For a few hours, I helped my mother stuff bags with 2 breakfasts, 2 main meals, fruit, and 2 snacks—most of which, because they must be both non-perishable and kid-friendly, have little to no nutritional value. I was helping to feed the working poor—those most traditionally vulnerable to diabetes, hypertension, and stroke—with Pop-Tarts, sugar cereal, fruit in syrup, and sodium-laden Ramen dinners. While I am not a food snob, and while I know any food is better than no food, I also know through the thoughtfulness of the Eco-Stewards Gainesville Program, that another, better means of providing food for hungry people is possible.
Our trip to the Gainesville Catholic Worker Hospitality House exemplified how programs attempting to thwart food insecurity can provide not just food, but nourishment, in a way that is community-focused, nutritionally-dense, and ecologically- sustainable. As our host and fellow Eco-Steward Daniel Loya explained, folks in Gainesville aren’t calorie-deficient—there are plenty of feeding programs throughout the city—they are nutrient deficient. Through partnering with local farms and home-cooking multiple meals a day, as well as serving, hosting, and sharing those meals with all who show up hungry for food and community, Daniel and his fellow Catholic Workers and volunteers are directly fulfilling Christ’s call to feed His sheep, as well as gaining strong relationships with those they serve, and with one another.

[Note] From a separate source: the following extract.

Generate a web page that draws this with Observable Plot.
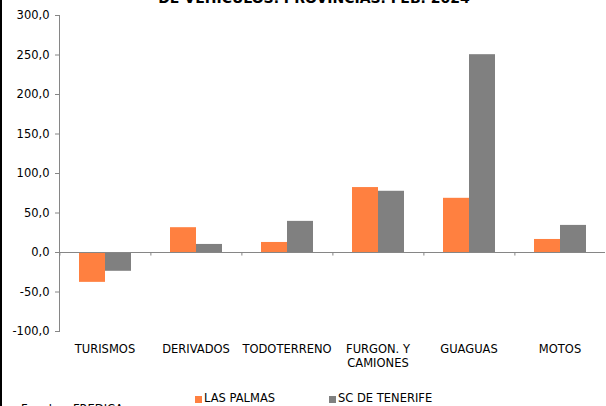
<!DOCTYPE html>
<html>
<head>
<meta charset="utf-8">
<script src="https://cdn.jsdelivr.net/npm/d3@7"></script>
<script src="https://cdn.jsdelivr.net/npm/@observablehq/plot@0.6"></script>
<style>
  html, body { margin: 0; padding: 0; background: #fff; }
  #wrap { position: relative; width: 606px; height: 406px; overflow: hidden; font-family: "DejaVu Sans", sans-serif; }
  #title { position: absolute; left: 0; width: 628px; top: -9px; text-align: center; font: bold 14px/14px "DejaVu Sans", sans-serif; color: #000; white-space: nowrap; }
  #border { position: absolute; left: 0; top: 0; width: 2px; height: 406px; background: #000; }
  #chart { position: absolute; left: 0; top: 0; }
  .leg { position: absolute; top: 392px; font: 11.5px/13px "DejaVu Sans", sans-serif; color: #000; white-space: nowrap; }
  .sw { position: absolute; top: 396px; width: 7px; height: 7px; }
  .src { position: absolute; top: 403px; font: 11.5px/13px "DejaVu Sans", sans-serif; color: #000; }
  svg g[aria-label="y-axis tick label"], svg g[aria-label="fx-axis tick label"] { fill: #000; }
</style>
</head>
<body>
<div id="wrap">
  <div id="title"></div>
  <div id="chart"></div>
  <div id="legend"></div>
  <div class="src" style="left:21px">Fuente:</div>
  <div class="src" style="left:73px">FREDICA</div>
  <div id="border"></div>
</div>
<script>
const titleText = "DE VEHICULOS. PROVINCIAS. FEB. 2024";
const categories = ["TURISMOS", "DERIVADOS", "TODOTERRENO", "FURGON. Y CAMIONES", "GUAGUAS", "MOTOS"];
const categoryLabels = ["TURISMOS", "DERIVADOS", "TODOTERRENO", "FURGON. Y\nCAMIONES", "GUAGUAS", "MOTOS"];
const series = ["LAS PALMAS", "SC DE TENERIFE"];
const lasPalmas = [-37.8, 31.4, 12.7, 82.2, 68.6, 16.5];
const scTenerife = [-23.8, 10.2, 39.4, 77.5, 250.4, 34.3];
const yTicks = [-100, -50, 0, 50, 100, 150, 200, 250, 300];
const colors = ["#FF8040", "#808080"];

document.getElementById("title").textContent = titleText;

const data = categories.flatMap((c, i) => [
  {cat: c, serie: series[0], value: lasPalmas[i]},
  {cat: c, serie: series[1], value: scTenerife[i]}
]);

const W = 606, ML = 58, MR = 0;
const facetW = (W - ML - MR) / categories.length;
const outer = 0.75;
const bw = facetW / (series.length + 2 * outer);
const boundaryDx = -(outer * bw + bw / 2);

const chart = Plot.plot({
  width: W,
  height: 378,
  marginLeft: ML,
  marginRight: MR,
  marginTop: 15,
  marginBottom: 47,
  style: {fontFamily: "'DejaVu Sans', sans-serif", fontSize: "11.5px", color: "#868686", background: "transparent", overflow: "visible"},
  fx: {domain: categories, padding: 0, label: null},
  x: {domain: series, paddingInner: 0, paddingOuter: outer, axis: null},
  y: {domain: [-100, 300], ticks: yTicks, tickFormat: d => d.toFixed(1).replace(".", ","), label: null, line: true, tickSize: 4, tickPadding: 6},
  color: {domain: series, range: colors},
  marks: [
    Plot.axisFx({anchor: "bottom", label: null, tickSize: 0, tickPadding: 12, lineHeight: 1.2, fill: "#000",
                 tickFormat: d => categoryLabels[categories.indexOf(d)]}),
    Plot.barY(data, {fx: "cat", x: "serie", y: "value", fill: "serie"}),
    Plot.ruleY([0], {stroke: "#868686"}),
    Plot.ruleX([series[0]], {x: d => d, y1: 0, y2: -4.5, stroke: "#868686", dx: boundaryDx})
  ]
});
document.getElementById("chart").appendChild(chart);

const legend = document.getElementById("legend");
const legX = [195, 329];
series.forEach((s, i) => {
  const sw = document.createElement("div");
  sw.className = "sw";
  sw.style.left = legX[i] + "px";
  sw.style.background = colors[i];
  legend.appendChild(sw);
  const t = document.createElement("div");
  t.className = "leg";
  t.style.left = (legX[i] + 9) + "px";
  t.textContent = s;
  legend.appendChild(t);
});
</script>
</body>
</html>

Another “feeding” program that focused on health and nutrition that we were blessed to visit in Gainesville was through the Alachua County School District. We visited a local elementary school, where we not only shared a nutritious and delicious lunch, but also learned about how the school has busied itself implementing both a USDA Farm to School Grant as well as their Fresh Fruit and Vegetable Program. We were told about how students have been exposed to new varieties of vegetables, such as “atomic red” and “purple dragon” carrots, and how through such exposure, they’re consuming more vegetables. We also learned about how the Alachua County School District is sponsoring family events, to get parents and grandparents on board about nutrition. The Alachua County Farm to School program even has a Farm to School Work Hub through Loften High School that gives students agricultural skills and lets them share the produce they grow with their fellow students through the school lunch program!

While neither of these programs addresses all the links between hunger and the empty calories that lead to health problems among too many of our nation’s citizens, they are drawing attention to the dichotomies of many well-intentioned food service programs, and making a positive, tangible difference in the Gainesville community. Furthermore, both the Gainesville Catholic Worker House of Hospitality and the Alachua County Farm to School program serve as beacons to other communities—giving us hope that we might model them and best meet the needs of the hungry who surround us, seen and unseen, no matter where we live.